The trade-off between them is latency.

Airflow in Cloud Composer on Google Cloud Platform

Cloud Composer is a managed Apache Airflow service, that helps you create Airflow environments quickly and use Airflow-native tools, such as the web interface and command line tools. Cloud Composer is fully managed and it is compatible with services within Google Cloud Platform, for example, it is possible to integrate it with Bigquery, Dataflow, Dataproc, Datastore, CloudStorage, Pub/Sub, etc. The pricing is based on consumption, you pay for what you use.

ETL pipeline on Google Cloud Platform orchestrated with Airflow

An example of an ETL job on Google Cloud Platform orchestrated by Composer through Airflow.

Raw data is coming from external sources on a landing bucket in Google Cloud Storage. In Airflow you can set a sensor ( event-based operator) that triggers the pipeline as soon as new files arrive in your bucket. Otherwise, you can wait until at least “X” MB or GB of data is coming, another option could be to schedule it hourly or daily. There are a lot of possibilities, it all depends on the specific use case and business requirements.
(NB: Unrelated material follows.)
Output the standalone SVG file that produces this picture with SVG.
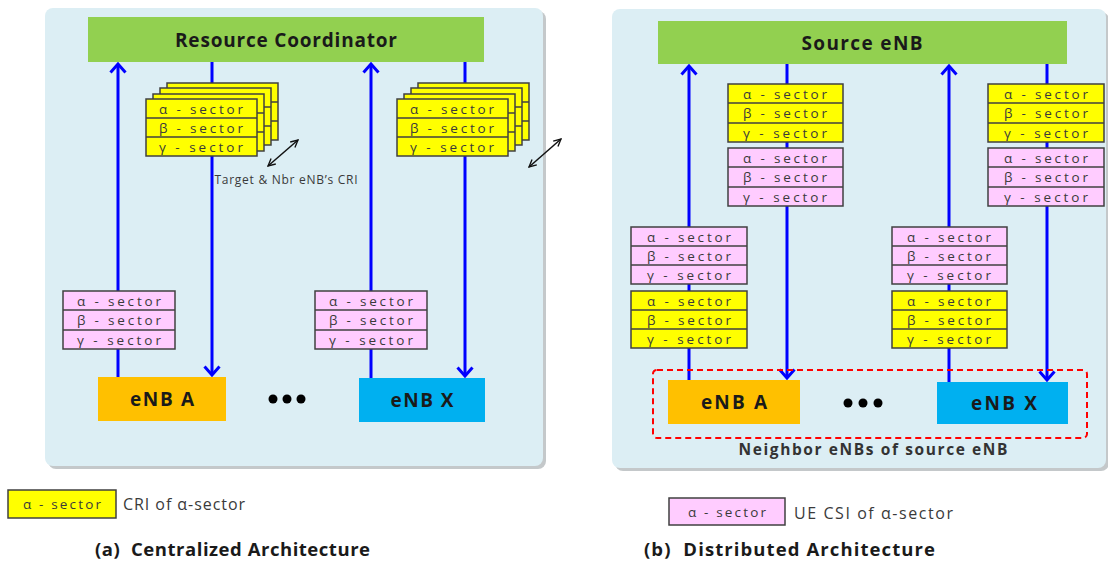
<svg xmlns="http://www.w3.org/2000/svg" width="1108" height="564" viewBox="0 0 1108 564">
<style>
.panel{fill:#DCEEF4}
.shadow{fill:#C4C8CA}
.coord{fill:#92D050}
.title{font-family:"Open Sans","Liberation Sans",sans-serif;font-weight:bold;fill:#1a1a1a;text-anchor:middle}
.sec{font-family:"Open Sans","Liberation Sans",sans-serif;font-size:13.5px;fill:#3a3a3a;text-anchor:middle}
.y{fill:#FFFF00;stroke:#404040;stroke-width:1.5}
.p{fill:#FFCCFF;stroke:#404040;stroke-width:1.5}
.div{stroke:#404040;stroke-width:1.5}
.blue{stroke:#0000FF;stroke-width:3;fill:none}
.dbl{stroke:#111;stroke-width:1.5;fill:none}
.lab{font-family:"Open Sans","Liberation Sans",sans-serif;fill:#3a3a3a}
.cap{font-family:"Open Sans","Liberation Sans",sans-serif;font-weight:bold;font-size:18.5px;fill:#1a1a1a;white-space:pre}
</style>
<defs>
<marker id="ah" viewBox="0 0 12 18" refX="10" refY="9" markerWidth="12" markerHeight="18" markerUnits="userSpaceOnUse" orient="auto">
<path d="M1.5,1.5 L10,9 L1.5,16.5" fill="none" stroke="#0000FF" stroke-width="3"/>
</marker>
<marker id="bh" viewBox="0 0 10 10" refX="9" refY="5" markerWidth="9" markerHeight="9" markerUnits="userSpaceOnUse" orient="auto-start-reverse">
<path d="M1,1 L9,5 L1,9" fill="none" stroke="#111" stroke-width="1.5"/>
</marker>
</defs>

<g id="panel-a">
<rect class="shadow" x="48" y="11" width="498" height="458" rx="8"/>
<rect class="panel" x="45" y="8" width="498" height="458" rx="8"/>
</g>
<g id="panel-b">
<rect class="shadow" x="615" y="12" width="494" height="459" rx="8"/>
<rect class="panel" x="612" y="9" width="494" height="459" rx="8"/>
</g>

<g id="connectors">
<line class="blue" x1="118" y1="377" x2="118" y2="64" marker-end="url(#ah)"/>
<line class="blue" x1="212" y1="62" x2="212" y2="375" marker-end="url(#ah)"/>
<line class="blue" x1="371" y1="378" x2="371" y2="64" marker-end="url(#ah)"/>
<line class="blue" x1="465" y1="62" x2="465" y2="376" marker-end="url(#ah)"/>
<line class="dbl" x1="268" y1="166" x2="298" y2="140" marker-start="url(#bh)" marker-end="url(#bh)"/>
<line class="dbl" x1="529" y1="167" x2="561" y2="139" marker-start="url(#bh)" marker-end="url(#bh)"/>
<line class="blue" x1="689" y1="380" x2="689" y2="66" marker-end="url(#ah)"/>
<line class="blue" x1="787" y1="64" x2="787" y2="378" marker-end="url(#ah)"/>
<line class="blue" x1="949" y1="382" x2="949" y2="66" marker-end="url(#ah)"/>
<line class="blue" x1="1047" y1="64" x2="1047" y2="380" marker-end="url(#ah)"/>
</g>

<g id="resource-coordinator">
<rect class="coord" x="88" y="17" width="396" height="45"/>
<text class="title" x="286" y="47" font-size="19" textLength="222" lengthAdjust="spacing">Resource Coordinator</text>
</g>

<g id="cri-stack-a">
<rect class="y" x="167" y="83" width="111" height="57"/><line class="div" x1="167" y1="102" x2="278" y2="102"/><line class="div" x1="167" y1="121" x2="278" y2="121"/>
<rect class="y" x="160" y="88" width="111" height="57"/><line class="div" x1="160" y1="107" x2="271" y2="107"/><line class="div" x1="160" y1="126" x2="271" y2="126"/>
<rect class="y" x="153" y="94" width="111" height="57"/><line class="div" x1="153" y1="113" x2="264" y2="113"/><line class="div" x1="153" y1="132" x2="264" y2="132"/>
<rect class="y" x="146" y="99" width="111" height="57"/><line class="div" x1="146" y1="118" x2="257" y2="118"/><line class="div" x1="146" y1="137" x2="257" y2="137"/>
<text class="sec" x="201" y="113.5" textLength="84" lengthAdjust="spacing">α - sector</text>
<text class="sec" x="201" y="132.5" textLength="84" lengthAdjust="spacing">β - sector</text>
<text class="sec" x="201" y="151.5" textLength="84" lengthAdjust="spacing">γ - sector</text>
</g>

<g id="cri-stack-x">
<rect class="y" x="418" y="83" width="111" height="57"/><line class="div" x1="418" y1="102" x2="529" y2="102"/><line class="div" x1="418" y1="121" x2="529" y2="121"/>
<rect class="y" x="411" y="88" width="111" height="57"/><line class="div" x1="411" y1="107" x2="522" y2="107"/><line class="div" x1="411" y1="126" x2="522" y2="126"/>
<rect class="y" x="404" y="94" width="111" height="57"/><line class="div" x1="404" y1="113" x2="515" y2="113"/><line class="div" x1="404" y1="132" x2="515" y2="132"/>
<rect class="y" x="397" y="99" width="111" height="57"/><line class="div" x1="397" y1="118" x2="508" y2="118"/><line class="div" x1="397" y1="137" x2="508" y2="137"/>
<text class="sec" x="452" y="113.5" textLength="84" lengthAdjust="spacing">α - sector</text>
<text class="sec" x="452" y="132.5" textLength="84" lengthAdjust="spacing">β - sector</text>
<text class="sec" x="452" y="151.5" textLength="84" lengthAdjust="spacing">γ - sector</text>
</g>

<g id="target-label">
<text class="lab" x="286" y="184" font-size="12" text-anchor="middle" textLength="143" lengthAdjust="spacing">Target &amp; Nbr eNB’s CRI</text>
</g>

<g id="csi-a">
<rect class="p" x="63" y="291" width="112" height="58"/><line class="div" x1="63" y1="310" x2="175" y2="310"/><line class="div" x1="63" y1="330" x2="175" y2="330"/>
<text class="sec" x="119" y="305.5" textLength="84" lengthAdjust="spacing">α - sector</text>
<text class="sec" x="119" y="325" textLength="84" lengthAdjust="spacing">β - sector</text>
<text class="sec" x="119" y="344.5" textLength="84" lengthAdjust="spacing">γ - sector</text>
</g>

<g id="csi-x">
<rect class="p" x="315" y="291" width="112" height="58"/><line class="div" x1="315" y1="310" x2="427" y2="310"/><line class="div" x1="315" y1="330" x2="427" y2="330"/>
<text class="sec" x="371" y="305.5" textLength="84" lengthAdjust="spacing">α - sector</text>
<text class="sec" x="371" y="325" textLength="84" lengthAdjust="spacing">β - sector</text>
<text class="sec" x="371" y="344.5" textLength="84" lengthAdjust="spacing">γ - sector</text>
</g>

<g id="enb-a-left">
<rect x="98" y="377" width="128" height="44" fill="#FFC000"/>
<text class="title" x="162" y="406" font-size="19" textLength="64" lengthAdjust="spacing">eNB A</text>
</g>
<g id="dots-left">
<circle cx="273" cy="399" r="4.5" fill="#000"/><circle cx="287" cy="399" r="4.5" fill="#000"/><circle cx="301" cy="399" r="4.5" fill="#000"/>
</g>
<g id="enb-x-left">
<rect x="359" y="378" width="126" height="44" fill="#00B0F0"/>
<text class="title" x="422" y="407" font-size="19" textLength="63" lengthAdjust="spacing">eNB X</text>
</g>

<g id="source-enb">
<rect class="coord" x="658" y="21" width="409" height="43"/>
<text class="title" x="862" y="50" font-size="19" textLength="121" lengthAdjust="spacing">Source eNB</text>
</g>

<g id="src-cri-a">
<rect class="y" x="728" y="84" width="115" height="58"/><line class="div" x1="728" y1="103" x2="843" y2="103"/><line class="div" x1="728" y1="123" x2="843" y2="123"/>
<text class="sec" x="785" y="98.5" textLength="84" lengthAdjust="spacing">α - sector</text>
<text class="sec" x="785" y="118" textLength="84" lengthAdjust="spacing">β - sector</text>
<text class="sec" x="785" y="137.5" textLength="84" lengthAdjust="spacing">γ - sector</text>
</g>
<g id="src-csi-a">
<rect class="p" x="728" y="148" width="115" height="58"/><line class="div" x1="728" y1="167" x2="843" y2="167"/><line class="div" x1="728" y1="187" x2="843" y2="187"/>
<text class="sec" x="785" y="162.5" textLength="84" lengthAdjust="spacing">α - sector</text>
<text class="sec" x="785" y="182" textLength="84" lengthAdjust="spacing">β - sector</text>
<text class="sec" x="785" y="201.5" textLength="84" lengthAdjust="spacing">γ - sector</text>
</g>
<g id="src-cri-x">
<rect class="y" x="988" y="84" width="116" height="58"/><line class="div" x1="988" y1="103" x2="1104" y2="103"/><line class="div" x1="988" y1="123" x2="1104" y2="123"/>
<text class="sec" x="1046" y="98.5" textLength="84" lengthAdjust="spacing">α - sector</text>
<text class="sec" x="1046" y="118" textLength="84" lengthAdjust="spacing">β - sector</text>
<text class="sec" x="1046" y="137.5" textLength="84" lengthAdjust="spacing">γ - sector</text>
</g>
<g id="src-csi-x">
<rect class="p" x="988" y="148" width="116" height="58"/><line class="div" x1="988" y1="167" x2="1104" y2="167"/><line class="div" x1="988" y1="187" x2="1104" y2="187"/>
<text class="sec" x="1046" y="162.5" textLength="84" lengthAdjust="spacing">α - sector</text>
<text class="sec" x="1046" y="182" textLength="84" lengthAdjust="spacing">β - sector</text>
<text class="sec" x="1046" y="201.5" textLength="84" lengthAdjust="spacing">γ - sector</text>
</g>

<g id="nbr-csi-a">
<rect class="p" x="631" y="227" width="116" height="57"/><line class="div" x1="631" y1="246" x2="747" y2="246"/><line class="div" x1="631" y1="265" x2="747" y2="265"/>
<text class="sec" x="689" y="241.5" textLength="84" lengthAdjust="spacing">α - sector</text>
<text class="sec" x="689" y="260.5" textLength="84" lengthAdjust="spacing">β - sector</text>
<text class="sec" x="689" y="279.5" textLength="84" lengthAdjust="spacing">γ - sector</text>
</g>
<g id="nbr-cri-a">
<rect class="y" x="631" y="291" width="116" height="57"/><line class="div" x1="631" y1="310" x2="747" y2="310"/><line class="div" x1="631" y1="329" x2="747" y2="329"/>
<text class="sec" x="689" y="305.5" textLength="84" lengthAdjust="spacing">α - sector</text>
<text class="sec" x="689" y="324.5" textLength="84" lengthAdjust="spacing">β - sector</text>
<text class="sec" x="689" y="343.5" textLength="84" lengthAdjust="spacing">γ - sector</text>
</g>
<g id="nbr-csi-x">
<rect class="p" x="892" y="227" width="115" height="57"/><line class="div" x1="892" y1="246" x2="1007" y2="246"/><line class="div" x1="892" y1="265" x2="1007" y2="265"/>
<text class="sec" x="949" y="241.5" textLength="84" lengthAdjust="spacing">α - sector</text>
<text class="sec" x="949" y="260.5" textLength="84" lengthAdjust="spacing">β - sector</text>
<text class="sec" x="949" y="279.5" textLength="84" lengthAdjust="spacing">γ - sector</text>
</g>
<g id="nbr-cri-x">
<rect class="y" x="892" y="291" width="115" height="57"/><line class="div" x1="892" y1="310" x2="1007" y2="310"/><line class="div" x1="892" y1="329" x2="1007" y2="329"/>
<text class="sec" x="949" y="305.5" textLength="84" lengthAdjust="spacing">α - sector</text>
<text class="sec" x="949" y="324.5" textLength="84" lengthAdjust="spacing">β - sector</text>
<text class="sec" x="949" y="343.5" textLength="84" lengthAdjust="spacing">γ - sector</text>
</g>

<g id="neighbor-group">
<rect x="653" y="370" width="434" height="68" rx="4" fill="none" stroke="#FF0000" stroke-width="2" stroke-dasharray="6,4"/>
<text class="title" x="873" y="455" font-size="15.5" textLength="269" lengthAdjust="spacing" style="fill:#333">Neighbor eNBs of source eNB</text>
</g>
<g id="enb-a-right">
<rect x="668" y="380" width="132" height="44" fill="#FFC000"/>
<text class="title" x="734" y="409" font-size="19" textLength="66" lengthAdjust="spacing">eNB A</text>
</g>
<g id="dots-right">
<circle cx="848" cy="403" r="4.5" fill="#000"/><circle cx="863" cy="403" r="4.5" fill="#000"/><circle cx="878" cy="403" r="4.5" fill="#000"/>
</g>
<g id="enb-x-right">
<rect x="937" y="382" width="131" height="42" fill="#00B0F0"/>
<text class="title" x="1004" y="410" font-size="19" textLength="66" lengthAdjust="spacing">eNB X</text>
</g>

<g id="legend-a">
<rect class="y" x="8" y="490" width="108" height="28"/>
<text class="sec" x="62" y="509" textLength="78" lengthAdjust="spacing">α - sector</text>
<text class="lab" x="123" y="510" font-size="16" textLength="122" lengthAdjust="spacing">CRI of α-sector</text>
</g>
<g id="legend-b">
<rect class="p" x="669" y="498" width="116" height="27"/>
<text class="sec" x="727" y="517" textLength="78" lengthAdjust="spacing">α - sector</text>
<text class="lab" x="794" y="519" font-size="16" textLength="159" lengthAdjust="spacing">UE CSI of α-sector</text>
</g>
<g id="caption-a">
<text class="cap" x="95" y="556" textLength="275" lengthAdjust="spacing" xml:space="preserve">(a)  Centralized Architecture</text>
</g>
<g id="caption-b">
<text class="cap" x="644" y="556" textLength="291" lengthAdjust="spacing" xml:space="preserve">(b)  Distributed Architecture</text>
</g>
</svg>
The trigger logic is various.

When the pipeline starts, Cloud Dataproc starts an Hadoop cluster and runs a spark job, as an ETL pipeline this job could have some data cleaning and preparation steps and maybe even aggregate data and compute some KPIs. The processed data are stored in another bucket. Finally, data is loaded ( for example through the Airflow’s operator: GCSToBigQueryOperator ) from Google Cloud Storage into BigQuery. In that way, processed and aggregated information can be combined with the other information already in your system, and will be possible to do some analytics and knowledge extraction.